The second solstice of 2015 will occur exactly tomorrow and tonight. You read that correctly. Our biannual Solstices are precise events that can be measured and predicted by astronomers and anyone who understands the planetary dynamics and statistics of our home planet.
Why did I write that the solstice will happen exactly tomorrow and tonight? That’s easy to answer, Time Zones. The December 2015 solstice is at 04:48 UTC December 22nd. Since Universal Time is reckoned for the Prime Meridian (coincides with Greenwich Mean Time), we can easily see that 04:48 UTC will be different from times in different local standard zones.
For example, when it’s 4:48 AM on December 22nd in London, UK, we subtract six hours for Norfolk, Nebraska in the US Central Time Zone and come up with 10:48 PM on December 21st. Hence, solstice occurs simultaneously on two calendar dates. My wall calendars’ December pages signify the First Day of Winter is the 22nd. This is so because of the Prime Meridian calculation and because the 22nd will be the first full day of Winter.
Of course, South of the Equator, their December calendars say that day is the First Day of Summer. Because the Web is global in scope, I’m careful to use the name Solstice rather than the names of the seasons when I write about astronomical events.
We are familiar with the facts regarding the lengthening and shortening of the amount of time each hemisphere experiences darkness and sunlight. We may also be aware that solstice in the Northern Hemisphere has determined when the world celebrates the major holiday season. In effect, our culture might be called “hemispheric-centric”.
We depict Santa Claus in heavy blizzard-ready clothing making his rounds in North America; but can we visualize him wearing cargo shorts, a tropical print shirt, and sunglasses in Australia on the same day?
When using a search engine to find out about December Solstice celebrations for Argentina, I found a few entries for summertime in Argentina, but halfway down the first page, I found listings of the usual Northern Hemisphere’s wintertime articles for this month. Articles about Argentina’s December holidays is generic and sparse. The mentions that I found are written from the perspective of tourists, not native Argentinians. The official listings only show Roman Catholic oriented holidays and Christmas around the December solstice. Perhaps I should add that interesting nation to my bucket list so I can find out, first-hand.
The rest of the Argentina search reverted to Northern Hemisphere events.

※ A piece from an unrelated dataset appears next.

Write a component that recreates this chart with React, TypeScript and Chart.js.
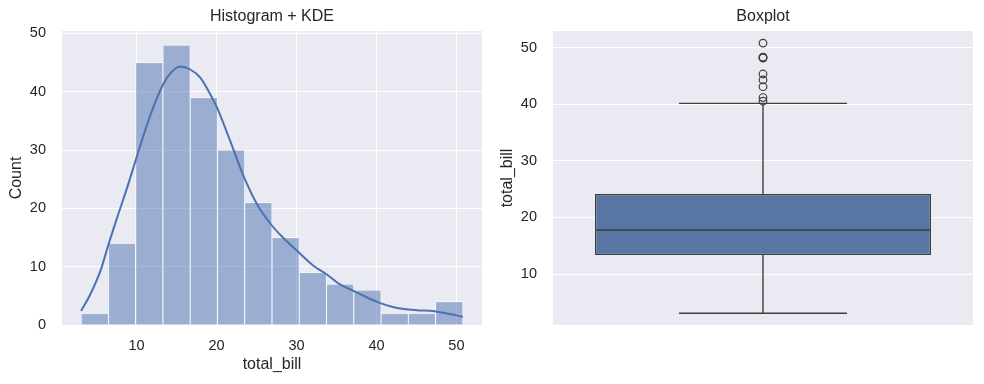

There is a wealth of information about Christmas. There is New Year’s Day which doesn’t necessarily happen on January 1st in all cultures. There are the ancient Druidic observations and the more contemporary Wiccan celebrations of December. Then there are the Halcyon Days I wrote about a few days ago.
In Scandinavia and neighboring areas of Europe we find Jule or Yule. Some other traditions include Mummers Plays that depict battles between the Oak King and the Holly King. There is Wassailing that goes back to antique Romania and ancient Rome. There is also the wild Roman Holiday season of Saturnalia. All of these and others have shaped contemporary Christmas observations, including the very date, December 25th.
Most of the Solstice lists neglect to mention Asian traditions around this time of year. I’ll mention a few of the more popular observances. Most noteworthy is the Dongzhi Festival that is celebrated around solstice in China. It is important as a feast day. This is when many families eat meals that feature a special round, sweet dumpling called “tāngyuán”.
On the 31st into the first days of January, Japanese celebrate Shogatsu. This is one of the most important holidays in Japan. Traditional, pickled foods are prepared and served in lacquered boxes to save the mother from having to cook for three days. Otherwise, overall housecleaning is performed and homes are festivally decorated.
Earlier this month, many of my fellow Buddhists and I celebrated Bodhi Day on December 8th. This moveable date is the traditional observation of the day that Shakyamuni Buddha attained enlightenment beneath the Bodhi Tree at Bodhgaya, India.
There is a wealth of events to celebrate this month, so enjoy your favorites and try a few of the less familiar ones, too.